The FDR can be shut off by pulling the breaker for the main bus it’s on - the attempts by the Swissair MD-11 pilots near Halifax to fight the fire instead of landing included that step, which has hampered the investigation.
FWIW, the breaker panel is next to the captain’s left knee in most larger aircraft. For the transponder to be shut off that way, presumably one of the hijackers would already have to have been in that seat, and be at least able to recognize the labels.
Not only can the CVR be turned off, but it can also be erased by the pilot. I’m pretty sure that erasing the CVR is part of the shut-down checklist on most jets. I remember an incident years ago where some pilots got an airplane in major trouble through stupidity, and even more trouble when they ‘accidentally’ erased the CVR before the authorities could get to it.
From what I remember of the incident, these clowns had a debate over whether or not deploying a couple of degrees of slat would improve high-altitude cruise speed. So they decided to make every passenger an inadvertant test-pilot and try it out. But to do that, they had to pull a breaker that prevented the slats from retracting. So they did that, and while our intrepid aviators were examining the flight instruments the Flight Engineer returned to the flight deck, noticed the breakers were out, and popped them back in. This caused one slat to retract, and one to stay deployed due to wind forces. The airplane apparently did a complete barrel roll on its way to losing some 20,000 ft of altitude before the pilots managed to regain control. So when they landed, they erased the CVR to cover their tracks.
Anyone else remember this incident? I think I read about it in FLYING about 10 years ago.

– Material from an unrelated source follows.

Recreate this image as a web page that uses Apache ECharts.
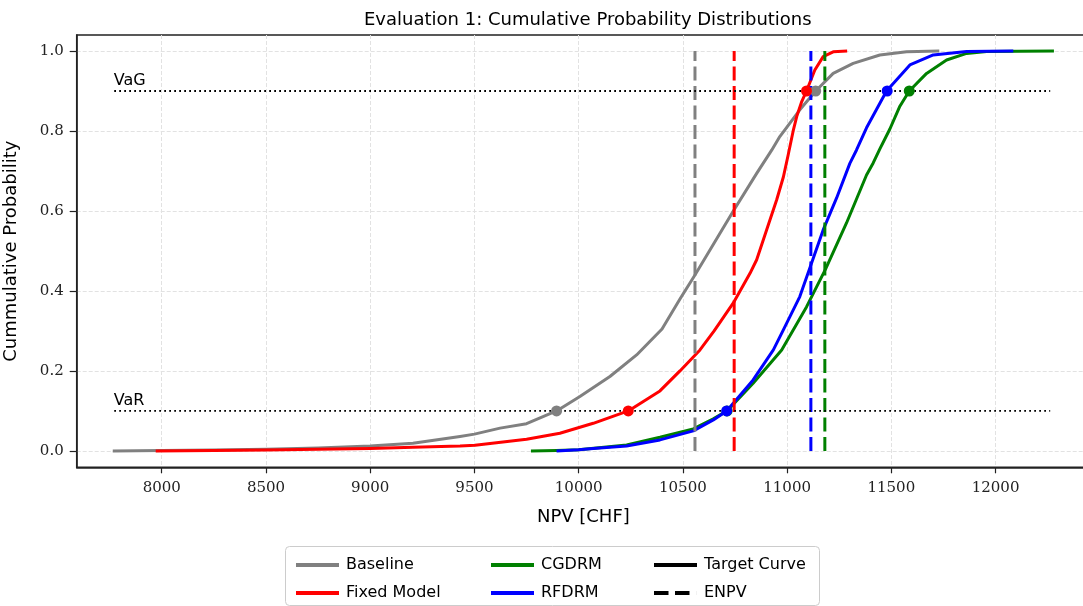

Sam Stone - If you could remember some of the details, like when it occured, what type of plane, where the incident may have occured, we could look for it in the NTSB Aviation Database. I would be interested to know if you can conjur up any more details.
On the 727 incident. Those pilots were later exonerated. They found a failure that would allow uncommanded movement of those slats, and implemented a fix. Someone eventually flew some test flights which proved the fuel savings rumor was bogus. Also, it caused a medium buffet that the passengers would have noticed, but which none reported.
They did erase the CVR as part of the normal post-landing checklist. They said they were shaken and did it out of habit. I’m not certain, but I believe the modern electronic CVRs are not erased as part of the normal procedure.